I think we may have a memory leak.
Here’s what free says:
total used free shared buff/cache available
Mem: 8045240 3775368 142124 99436 4127748 3887840
Swap: 4194300 0 4194300
Plenty of space, you’d think. When the oom killler runs, it puts a “ps” into /var/log/messages. The process it killed was a ruby process, with size 1430950. There’s a factor of 4 difference between that and what shows on “ps aux.” Currently there are no ruby processes with anywhere near that memory usage. The largest is puma (which I believe shows as ruby in /var/log/messages). But remember the factor of 4 difference. The listing in messages is much larger.
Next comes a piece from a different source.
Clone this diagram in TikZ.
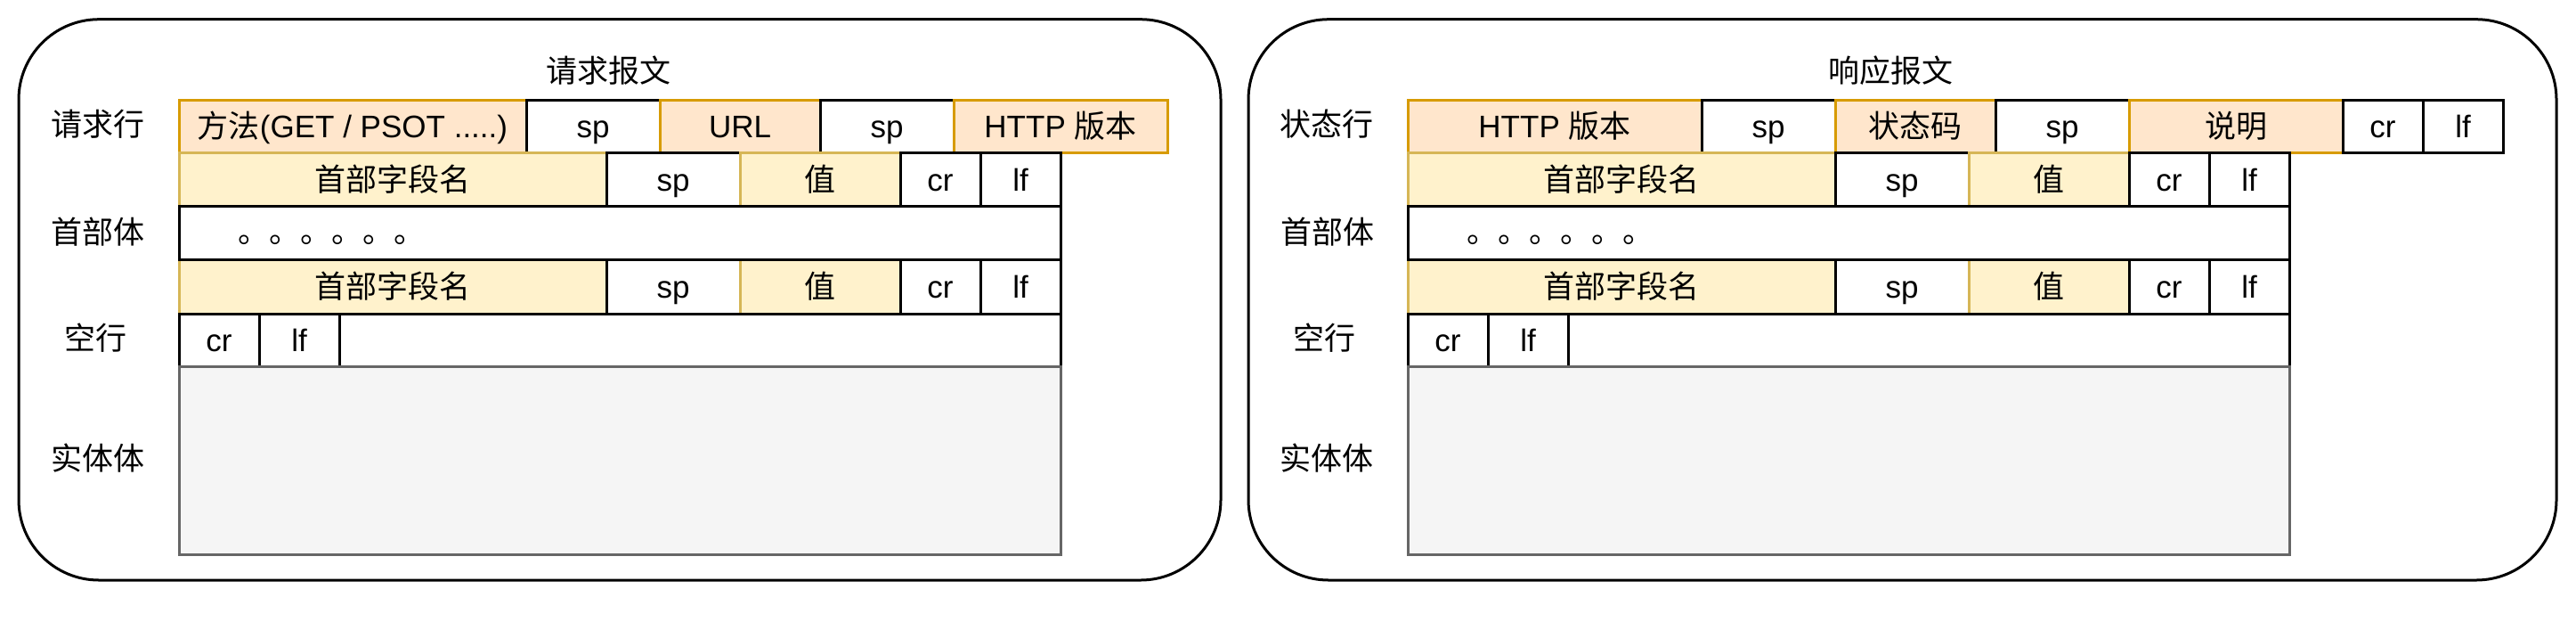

I’m going to start a background job that does ps aux to a file, to see if we can see something growing. If we have a multi-GB memory leak, no expansion of memory or swap will prevent problems. As a workaround, we could restart whatever it is nightly.
Potential tools to try:
Dev machine crashed due to potential memory leak (AM 10/3/2017). Need to investigate ways to profile code for leaks.